*Source data:*

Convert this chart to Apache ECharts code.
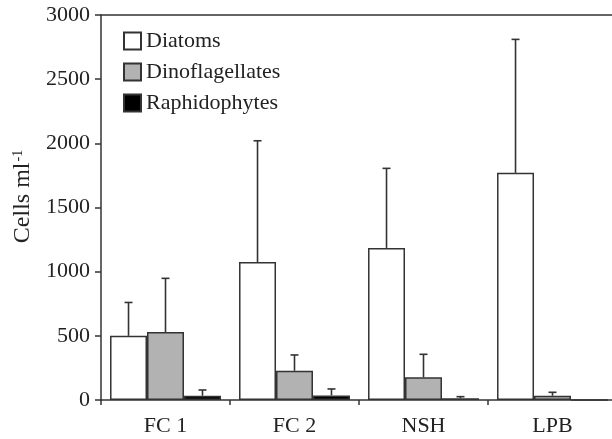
<!DOCTYPE html>
<html>
<head>
<meta charset="utf-8">
<script src="https://cdn.jsdelivr.net/npm/echarts@6/dist/echarts.min.js"></script>
<style>
  html, body { margin: 0; padding: 0; background: #fff; }
  #chart { width: 612px; height: 439px; }
</style>
</head>
<body>
<div id="chart"></div>
<script>
// 站点
var categories = ['FC 1', 'FC 2', 'NSH', 'LPB'];
// 均值
var diatoms = [500, 1075, 1185, 1770];
var dinoflagellates = [530, 228, 177, 33];
var raphidophytes = [33, 36, 14, 0];
// 误差棒上端
var diatomsErr = [760, 2020, 1805, 2810];
var dinoflagellatesErr = [948, 351, 356, 60];
var raphidophytesErr = [78, 86, 26, null];

var yTicks = [0, 500, 1000, 1500, 2000, 2500, 3000];

var lineColor = '#333';
var font = '"Liberation Serif", "DejaVu Serif", serif';
var groupFrac = 0.86; // 1 - barCategoryGap

function errData(values, errs) {
  var out = [];
  for (var i = 0; i < values.length; i++) {
    if (errs[i] != null) out.push([i, values[i], errs[i]]);
  }
  return out;
}

// 误差棒：竖线 + 顶部短横
function errRender(slot) {
  return function (params, api) {
    var idx = api.value(0);
    var base = api.coord([idx, api.value(1)]);
    var top = api.coord([idx, api.value(2)]);
    var band = api.size([1, 0])[0];
    var bw = band * groupFrac / 3;
    var x = base[0] + (slot - 1) * bw;
    var cap = 4;
    var style = { stroke: lineColor, lineWidth: 1.6 };
    return {
      type: 'group',
      children: [
        { type: 'line', shape: { x1: x, y1: base[1], x2: x, y2: top[1] }, style: style },
        { type: 'line', shape: { x1: x - cap, y1: top[1], x2: x + cap, y2: top[1] }, style: style }
      ]
    };
  };
}

var chart = echarts.init(document.getElementById('chart'));

var barStyle = function (c) {
  return { color: c, borderColor: lineColor, borderWidth: 1.5 };
};

var option = {
  animation: false,
  textStyle: { fontFamily: font },
  grid: {
    left: 101, top: 15, width: 516, bottom: 39,
    outerBoundsMode: 'none',
    show: false
  },
  legend: {
    orient: 'vertical',
    left: 118, top: 25,
    icon: 'rect',
    itemWidth: 17, itemHeight: 17, itemGap: 9,
    textStyle: { fontFamily: font, fontSize: 22, color: '#222' },
    data: ['Diatoms', 'Dinoflagellates', 'Raphidophytes']
  },
  xAxis: [{
    type: 'category',
    data: categories,
    axisLine: { lineStyle: { color: lineColor, width: 1.5 } },
    axisTick: { show: true, length: 5, lineStyle: { color: lineColor, width: 1.5 } },
    axisLabel: { fontFamily: font, fontSize: 22, color: '#222', margin: 15 },
    splitLine: { show: false }
  }, {
    // 顶部边框线
    type: 'category',
    position: 'top',
    data: categories,
    axisLine: { lineStyle: { color: lineColor, width: 1.5 } },
    axisTick: { show: false },
    axisLabel: { show: false },
    splitLine: { show: false }
  }],
  yAxis: {
    type: 'value',
    min: yTicks[0], max: yTicks[yTicks.length - 1], interval: 500,
    name: '{a|Cells ml}{b|-1}',
    nameLocation: 'middle',
    nameGap: 66,
    nameRotate: 90,
    nameTextStyle: {
      padding: [0, 0, 0, 22],
      rich: {
        a: { fontFamily: font, fontSize: 24, color: '#222' },
        b: { fontFamily: font, fontSize: 14, color: '#222', verticalAlign: 'top', padding: [0, 0, 10, 1] }
      }
    },
    axisLine: { show: true, lineStyle: { color: lineColor, width: 1.5 } },
    axisTick: { show: true, length: 6, lineStyle: { color: lineColor, width: 1.5 } },
    axisLabel: {
      fontFamily: font, fontSize: 22, color: '#222', margin: 11,
      formatter: function (v) { return String(v); }
    },
    splitLine: { show: false }
  },
  series: [
    { name: 'Diatoms', type: 'bar', data: diatoms, barGap: '0%', barCategoryGap: '14%', itemStyle: barStyle('#ffffff') },
    { name: 'Dinoflagellates', type: 'bar', data: dinoflagellates, itemStyle: barStyle('#b2b2b2') },
    { name: 'Raphidophytes', type: 'bar', data: raphidophytes, itemStyle: barStyle('#000000') },
    { type: 'custom', renderItem: errRender(0), data: errData(diatoms, diatomsErr), z: 5, encode: { x: 0, y: [1, 2] } },
    { type: 'custom', renderItem: errRender(1), data: errData(dinoflagellates, dinoflagellatesErr), z: 5, encode: { x: 0, y: [1, 2] } },
    { type: 'custom', renderItem: errRender(2), data: errData(raphidophytes, raphidophytesErr), z: 5, encode: { x: 0, y: [1, 2] } }
  ]
};

chart.setOption(option);
</script>
</body>
</html>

*Work required:*
Exclude the images, then output the data above word for word.

*Solution to the problem:*
Convert this chart to Apache ECharts code.
<!DOCTYPE html>
<html>
<head>
<meta charset="utf-8">
<script src="https://cdn.jsdelivr.net/npm/echarts@6/dist/echarts.min.js"></script>
<style>
  html, body { margin: 0; padding: 0; background: #fff; }
  #chart { width: 612px; height: 439px; }
</style>
</head>
<body>
<div id="chart"></div>
<script>
// 站点
var categories = ['FC 1', 'FC 2', 'NSH', 'LPB'];
// 均值
var diatoms = [500, 1075, 1185, 1770];
var dinoflagellates = [530, 228, 177, 33];
var raphidophytes = [33, 36, 14, 0];
// 误差棒上端
var diatomsErr = [760, 2020, 1805, 2810];
var dinoflagellatesErr = [948, 351, 356, 60];
var raphidophytesErr = [78, 86, 26, null];

var yTicks = [0, 500, 1000, 1500, 2000, 2500, 3000];

var lineColor = '#333';
var font = '"Liberation Serif", "DejaVu Serif", serif';
var groupFrac = 0.86; // 1 - barCategoryGap

function errData(values, errs) {
  var out = [];
  for (var i = 0; i < values.length; i++) {
    if (errs[i] != null) out.push([i, values[i], errs[i]]);
  }
  return out;
}

// 误差棒：竖线 + 顶部短横
function errRender(slot) {
  return function (params, api) {
    var idx = api.value(0);
    var base = api.coord([idx, api.value(1)]);
    var top = api.coord([idx, api.value(2)]);
    var band = api.size([1, 0])[0];
    var bw = band * groupFrac / 3;
    var x = base[0] + (slot - 1) * bw;
    var cap = 4;
    var style = { stroke: lineColor, lineWidth: 1.6 };
    return {
      type: 'group',
      children: [
        { type: 'line', shape: { x1: x, y1: base[1], x2: x, y2: top[1] }, style: style },
        { type: 'line', shape: { x1: x - cap, y1: top[1], x2: x + cap, y2: top[1] }, style: style }
      ]
    };
  };
}

var chart = echarts.init(document.getElementById('chart'));

var barStyle = function (c) {
  return { color: c, borderColor: lineColor, borderWidth: 1.5 };
};

var option = {
  animation: false,
  textStyle: { fontFamily: font },
  grid: {
    left: 101, top: 15, width: 516, bottom: 39,
    outerBoundsMode: 'none',
    show: false
  },
  legend: {
    orient: 'vertical',
    left: 118, top: 25,
    icon: 'rect',
    itemWidth: 17, itemHeight: 17, itemGap: 9,
    textStyle: { fontFamily: font, fontSize: 22, color: '#222' },
    data: ['Diatoms', 'Dinoflagellates', 'Raphidophytes']
  },
  xAxis: [{
    type: 'category',
    data: categories,
    axisLine: { lineStyle: { color: lineColor, width: 1.5 } },
    axisTick: { show: true, length: 5, lineStyle: { color: lineColor, width: 1.5 } },
    axisLabel: { fontFamily: font, fontSize: 22, color: '#222', margin: 15 },
    splitLine: { show: false }
  }, {
    // 顶部边框线
    type: 'category',
    position: 'top',
    data: categories,
    axisLine: { lineStyle: { color: lineColor, width: 1.5 } },
    axisTick: { show: false },
    axisLabel: { show: false },
    splitLine: { show: false }
  }],
  yAxis: {
    type: 'value',
    min: yTicks[0], max: yTicks[yTicks.length - 1], interval: 500,
    name: '{a|Cells ml}{b|-1}',
    nameLocation: 'middle',
    nameGap: 66,
    nameRotate: 90,
    nameTextStyle: {
      padding: [0, 0, 0, 22],
      rich: {
        a: { fontFamily: font, fontSize: 24, color: '#222' },
        b: { fontFamily: font, fontSize: 14, color: '#222', verticalAlign: 'top', padding: [0, 0, 10, 1] }
      }
    },
    axisLine: { show: true, lineStyle: { color: lineColor, width: 1.5 } },
    axisTick: { show: true, length: 6, lineStyle: { color: lineColor, width: 1.5 } },
    axisLabel: {
      fontFamily: font, fontSize: 22, color: '#222', margin: 11,
      formatter: function (v) { return String(v); }
    },
    splitLine: { show: false }
  },
  series: [
    { name: 'Diatoms', type: 'bar', data: diatoms, barGap: '0%', barCategoryGap: '14%', itemStyle: barStyle('#ffffff') },
    { name: 'Dinoflagellates', type: 'bar', data: dinoflagellates, itemStyle: barStyle('#b2b2b2') },
    { name: 'Raphidophytes', type: 'bar', data: raphidophytes, itemStyle: barStyle('#000000') },
    { type: 'custom', renderItem: errRender(0), data: errData(diatoms, diatomsErr), z: 5, encode: { x: 0, y: [1, 2] } },
    { type: 'custom', renderItem: errRender(1), data: errData(dinoflagellates, dinoflagellatesErr), z: 5, encode: { x: 0, y: [1, 2] } },
    { type: 'custom', renderItem: errRender(2), data: errData(raphidophytes, raphidophytesErr), z: 5, encode: { x: 0, y: [1, 2] } }
  ]
};

chart.setOption(option);
</script>
</body>
</html>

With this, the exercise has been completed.